▸ **THE EXERCISE**
Repeat every line below exactly, word for word.

▸ **INFORMATION PROVIDED**
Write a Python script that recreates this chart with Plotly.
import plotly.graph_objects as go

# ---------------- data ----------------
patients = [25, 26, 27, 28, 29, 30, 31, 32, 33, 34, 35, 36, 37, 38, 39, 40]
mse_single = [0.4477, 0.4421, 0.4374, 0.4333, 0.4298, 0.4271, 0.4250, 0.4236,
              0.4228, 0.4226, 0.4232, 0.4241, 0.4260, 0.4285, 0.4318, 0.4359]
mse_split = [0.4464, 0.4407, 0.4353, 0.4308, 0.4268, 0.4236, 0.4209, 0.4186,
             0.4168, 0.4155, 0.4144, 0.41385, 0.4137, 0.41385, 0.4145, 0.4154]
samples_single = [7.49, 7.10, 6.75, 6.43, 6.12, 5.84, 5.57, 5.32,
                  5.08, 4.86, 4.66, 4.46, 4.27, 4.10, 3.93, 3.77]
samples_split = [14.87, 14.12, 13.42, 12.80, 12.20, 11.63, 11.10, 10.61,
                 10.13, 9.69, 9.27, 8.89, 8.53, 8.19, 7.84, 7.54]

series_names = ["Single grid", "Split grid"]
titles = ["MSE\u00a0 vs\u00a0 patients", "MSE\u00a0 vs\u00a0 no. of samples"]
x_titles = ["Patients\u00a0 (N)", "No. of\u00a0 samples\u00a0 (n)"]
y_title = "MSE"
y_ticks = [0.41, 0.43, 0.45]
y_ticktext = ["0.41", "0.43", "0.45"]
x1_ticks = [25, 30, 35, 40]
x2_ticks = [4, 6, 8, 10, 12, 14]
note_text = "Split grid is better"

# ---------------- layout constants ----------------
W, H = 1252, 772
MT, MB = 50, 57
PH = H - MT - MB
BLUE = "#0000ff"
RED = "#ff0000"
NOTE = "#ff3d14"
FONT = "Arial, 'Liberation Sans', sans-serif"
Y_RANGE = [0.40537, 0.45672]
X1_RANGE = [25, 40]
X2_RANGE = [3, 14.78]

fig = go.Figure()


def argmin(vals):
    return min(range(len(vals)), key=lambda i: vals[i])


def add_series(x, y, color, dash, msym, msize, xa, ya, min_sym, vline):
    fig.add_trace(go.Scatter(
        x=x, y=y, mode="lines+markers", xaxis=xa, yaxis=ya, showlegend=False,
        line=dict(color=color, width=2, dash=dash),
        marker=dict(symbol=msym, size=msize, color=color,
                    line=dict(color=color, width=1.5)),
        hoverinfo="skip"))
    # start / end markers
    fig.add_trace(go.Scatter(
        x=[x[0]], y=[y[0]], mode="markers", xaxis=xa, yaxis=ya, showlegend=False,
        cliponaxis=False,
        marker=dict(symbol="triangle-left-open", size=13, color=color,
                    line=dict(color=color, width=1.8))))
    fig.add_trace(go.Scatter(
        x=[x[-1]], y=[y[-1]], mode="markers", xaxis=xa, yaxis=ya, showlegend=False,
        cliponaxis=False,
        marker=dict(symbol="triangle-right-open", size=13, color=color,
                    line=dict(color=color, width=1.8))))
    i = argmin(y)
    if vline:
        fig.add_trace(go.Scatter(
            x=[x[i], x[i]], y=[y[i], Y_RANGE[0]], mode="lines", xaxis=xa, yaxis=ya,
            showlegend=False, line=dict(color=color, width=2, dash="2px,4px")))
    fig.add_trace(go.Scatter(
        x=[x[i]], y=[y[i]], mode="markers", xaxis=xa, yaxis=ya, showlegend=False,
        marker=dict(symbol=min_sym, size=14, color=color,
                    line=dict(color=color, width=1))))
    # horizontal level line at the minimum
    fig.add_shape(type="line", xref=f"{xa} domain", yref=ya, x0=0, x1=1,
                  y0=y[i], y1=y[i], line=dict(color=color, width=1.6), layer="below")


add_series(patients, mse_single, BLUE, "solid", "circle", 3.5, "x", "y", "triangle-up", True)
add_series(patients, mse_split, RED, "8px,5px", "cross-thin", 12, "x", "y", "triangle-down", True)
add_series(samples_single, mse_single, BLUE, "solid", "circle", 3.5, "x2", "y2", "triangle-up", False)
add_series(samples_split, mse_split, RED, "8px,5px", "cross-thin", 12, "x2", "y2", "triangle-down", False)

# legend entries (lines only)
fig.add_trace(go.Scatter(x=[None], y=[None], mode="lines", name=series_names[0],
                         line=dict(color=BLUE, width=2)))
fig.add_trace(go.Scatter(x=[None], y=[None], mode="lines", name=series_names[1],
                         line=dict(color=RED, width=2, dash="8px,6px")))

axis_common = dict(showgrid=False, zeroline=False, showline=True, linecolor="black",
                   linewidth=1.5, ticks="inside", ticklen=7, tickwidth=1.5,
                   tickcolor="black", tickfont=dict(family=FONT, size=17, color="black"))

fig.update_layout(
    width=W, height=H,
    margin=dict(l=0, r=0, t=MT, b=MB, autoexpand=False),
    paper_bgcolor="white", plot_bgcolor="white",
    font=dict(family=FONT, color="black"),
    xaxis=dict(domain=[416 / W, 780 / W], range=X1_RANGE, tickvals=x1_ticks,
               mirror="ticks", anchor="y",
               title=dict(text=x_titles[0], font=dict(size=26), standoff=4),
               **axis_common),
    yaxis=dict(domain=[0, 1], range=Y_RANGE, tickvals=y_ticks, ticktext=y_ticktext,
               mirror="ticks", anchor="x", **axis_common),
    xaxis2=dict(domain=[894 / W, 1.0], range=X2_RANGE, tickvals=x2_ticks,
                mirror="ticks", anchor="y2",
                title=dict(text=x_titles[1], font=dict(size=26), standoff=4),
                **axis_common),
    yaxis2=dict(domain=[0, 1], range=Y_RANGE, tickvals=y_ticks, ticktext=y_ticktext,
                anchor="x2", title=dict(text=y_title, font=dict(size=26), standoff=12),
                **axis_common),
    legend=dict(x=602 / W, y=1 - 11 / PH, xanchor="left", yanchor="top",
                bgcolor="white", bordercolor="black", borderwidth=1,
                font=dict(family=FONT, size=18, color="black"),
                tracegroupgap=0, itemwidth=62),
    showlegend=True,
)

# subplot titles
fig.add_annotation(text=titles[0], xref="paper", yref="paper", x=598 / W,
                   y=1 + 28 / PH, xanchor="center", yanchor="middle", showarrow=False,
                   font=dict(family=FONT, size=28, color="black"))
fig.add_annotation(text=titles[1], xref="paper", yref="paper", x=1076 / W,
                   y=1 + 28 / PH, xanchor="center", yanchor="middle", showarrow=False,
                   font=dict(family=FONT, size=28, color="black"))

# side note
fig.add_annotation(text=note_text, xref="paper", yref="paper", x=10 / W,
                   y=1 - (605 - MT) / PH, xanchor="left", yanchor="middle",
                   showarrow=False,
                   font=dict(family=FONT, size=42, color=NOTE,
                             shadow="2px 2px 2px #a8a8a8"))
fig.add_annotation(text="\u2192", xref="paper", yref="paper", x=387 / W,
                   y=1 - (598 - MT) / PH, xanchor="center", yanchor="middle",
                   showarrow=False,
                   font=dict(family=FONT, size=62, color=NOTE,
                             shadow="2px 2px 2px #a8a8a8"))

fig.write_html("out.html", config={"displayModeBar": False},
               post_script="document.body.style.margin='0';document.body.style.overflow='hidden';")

▸ **WRITTEN RESPONSE**
Write a Python script that recreates this chart with Plotly.
import plotly.graph_objects as go

# ---------------- data ----------------
patients = [25, 26, 27, 28, 29, 30, 31, 32, 33, 34, 35, 36, 37, 38, 39, 40]
mse_single = [0.4477, 0.4421, 0.4374, 0.4333, 0.4298, 0.4271, 0.4250, 0.4236,
              0.4228, 0.4226, 0.4232, 0.4241, 0.4260, 0.4285, 0.4318, 0.4359]
mse_split = [0.4464, 0.4407, 0.4353, 0.4308, 0.4268, 0.4236, 0.4209, 0.4186,
             0.4168, 0.4155, 0.4144, 0.41385, 0.4137, 0.41385, 0.4145, 0.4154]
samples_single = [7.49, 7.10, 6.75, 6.43, 6.12, 5.84, 5.57, 5.32,
                  5.08, 4.86, 4.66, 4.46, 4.27, 4.10, 3.93, 3.77]
samples_split = [14.87, 14.12, 13.42, 12.80, 12.20, 11.63, 11.10, 10.61,
                 10.13, 9.69, 9.27, 8.89, 8.53, 8.19, 7.84, 7.54]

series_names = ["Single grid", "Split grid"]
titles = ["MSE\u00a0 vs\u00a0 patients", "MSE\u00a0 vs\u00a0 no. of samples"]
x_titles = ["Patients\u00a0 (N)", "No. of\u00a0 samples\u00a0 (n)"]
y_title = "MSE"
y_ticks = [0.41, 0.43, 0.45]
y_ticktext = ["0.41", "0.43", "0.45"]
x1_ticks = [25, 30, 35, 40]
x2_ticks = [4, 6, 8, 10, 12, 14]
note_text = "Split grid is better"

# ---------------- layout constants ----------------
W, H = 1252, 772
MT, MB = 50, 57
PH = H - MT - MB
BLUE = "#0000ff"
RED = "#ff0000"
NOTE = "#ff3d14"
FONT = "Arial, 'Liberation Sans', sans-serif"
Y_RANGE = [0.40537, 0.45672]
X1_RANGE = [25, 40]
X2_RANGE = [3, 14.78]

fig = go.Figure()


def argmin(vals):
    return min(range(len(vals)), key=lambda i: vals[i])


def add_series(x, y, color, dash, msym, msize, xa, ya, min_sym, vline):
    fig.add_trace(go.Scatter(
        x=x, y=y, mode="lines+markers", xaxis=xa, yaxis=ya, showlegend=False,
        line=dict(color=color, width=2, dash=dash),
        marker=dict(symbol=msym, size=msize, color=color,
                    line=dict(color=color, width=1.5)),
        hoverinfo="skip"))
    # start / end markers
    fig.add_trace(go.Scatter(
        x=[x[0]], y=[y[0]], mode="markers", xaxis=xa, yaxis=ya, showlegend=False,
        cliponaxis=False,
        marker=dict(symbol="triangle-left-open", size=13, color=color,
                    line=dict(color=color, width=1.8))))
    fig.add_trace(go.Scatter(
        x=[x[-1]], y=[y[-1]], mode="markers", xaxis=xa, yaxis=ya, showlegend=False,
        cliponaxis=False,
        marker=dict(symbol="triangle-right-open", size=13, color=color,
                    line=dict(color=color, width=1.8))))
    i = argmin(y)
    if vline:
        fig.add_trace(go.Scatter(
            x=[x[i], x[i]], y=[y[i], Y_RANGE[0]], mode="lines", xaxis=xa, yaxis=ya,
            showlegend=False, line=dict(color=color, width=2, dash="2px,4px")))
    fig.add_trace(go.Scatter(
        x=[x[i]], y=[y[i]], mode="markers", xaxis=xa, yaxis=ya, showlegend=False,
        marker=dict(symbol=min_sym, size=14, color=color,
                    line=dict(color=color, width=1))))
    # horizontal level line at the minimum
    fig.add_shape(type="line", xref=f"{xa} domain", yref=ya, x0=0, x1=1,
                  y0=y[i], y1=y[i], line=dict(color=color, width=1.6), layer="below")


add_series(patients, mse_single, BLUE, "solid", "circle", 3.5, "x", "y", "triangle-up", True)
add_series(patients, mse_split, RED, "8px,5px", "cross-thin", 12, "x", "y", "triangle-down", True)
add_series(samples_single, mse_single, BLUE, "solid", "circle", 3.5, "x2", "y2", "triangle-up", False)
add_series(samples_split, mse_split, RED, "8px,5px", "cross-thin", 12, "x2", "y2", "triangle-down", False)

# legend entries (lines only)
fig.add_trace(go.Scatter(x=[None], y=[None], mode="lines", name=series_names[0],
                         line=dict(color=BLUE, width=2)))
fig.add_trace(go.Scatter(x=[None], y=[None], mode="lines", name=series_names[1],
                         line=dict(color=RED, width=2, dash="8px,6px")))

axis_common = dict(showgrid=False, zeroline=False, showline=True, linecolor="black",
                   linewidth=1.5, ticks="inside", ticklen=7, tickwidth=1.5,
                   tickcolor="black", tickfont=dict(family=FONT, size=17, color="black"))

fig.update_layout(
    width=W, height=H,
    margin=dict(l=0, r=0, t=MT, b=MB, autoexpand=False),
    paper_bgcolor="white", plot_bgcolor="white",
    font=dict(family=FONT, color="black"),
    xaxis=dict(domain=[416 / W, 780 / W], range=X1_RANGE, tickvals=x1_ticks,
               mirror="ticks", anchor="y",
               title=dict(text=x_titles[0], font=dict(size=26), standoff=4),
               **axis_common),
    yaxis=dict(domain=[0, 1], range=Y_RANGE, tickvals=y_ticks, ticktext=y_ticktext,
               mirror="ticks", anchor="x", **axis_common),
    xaxis2=dict(domain=[894 / W, 1.0], range=X2_RANGE, tickvals=x2_ticks,
                mirror="ticks", anchor="y2",
                title=dict(text=x_titles[1], font=dict(size=26), standoff=4),
                **axis_common),
    yaxis2=dict(domain=[0, 1], range=Y_RANGE, tickvals=y_ticks, ticktext=y_ticktext,
                anchor="x2", title=dict(text=y_title, font=dict(size=26), standoff=12),
                **axis_common),
    legend=dict(x=602 / W, y=1 - 11 / PH, xanchor="left", yanchor="top",
                bgcolor="white", bordercolor="black", borderwidth=1,
                font=dict(family=FONT, size=18, color="black"),
                tracegroupgap=0, itemwidth=62),
    showlegend=True,
)

# subplot titles
fig.add_annotation(text=titles[0], xref="paper", yref="paper", x=598 / W,
                   y=1 + 28 / PH, xanchor="center", yanchor="middle", showarrow=False,
                   font=dict(family=FONT, size=28, color="black"))
fig.add_annotation(text=titles[1], xref="paper", yref="paper", x=1076 / W,
                   y=1 + 28 / PH, xanchor="center", yanchor="middle", showarrow=False,
                   font=dict(family=FONT, size=28, color="black"))

# side note
fig.add_annotation(text=note_text, xref="paper", yref="paper", x=10 / W,
                   y=1 - (605 - MT) / PH, xanchor="left", yanchor="middle",
                   showarrow=False,
                   font=dict(family=FONT, size=42, color=NOTE,
                             shadow="2px 2px 2px #a8a8a8"))
fig.add_annotation(text="\u2192", xref="paper", yref="paper", x=387 / W,
                   y=1 - (598 - MT) / PH, xanchor="center", yanchor="middle",
                   showarrow=False,
                   font=dict(family=FONT, size=62, color=NOTE,
                             shadow="2px 2px 2px #a8a8a8"))

fig.write_html("out.html", config={"displayModeBar": False},
               post_script="document.body.style.margin='0';document.body.style.overflow='hidden';")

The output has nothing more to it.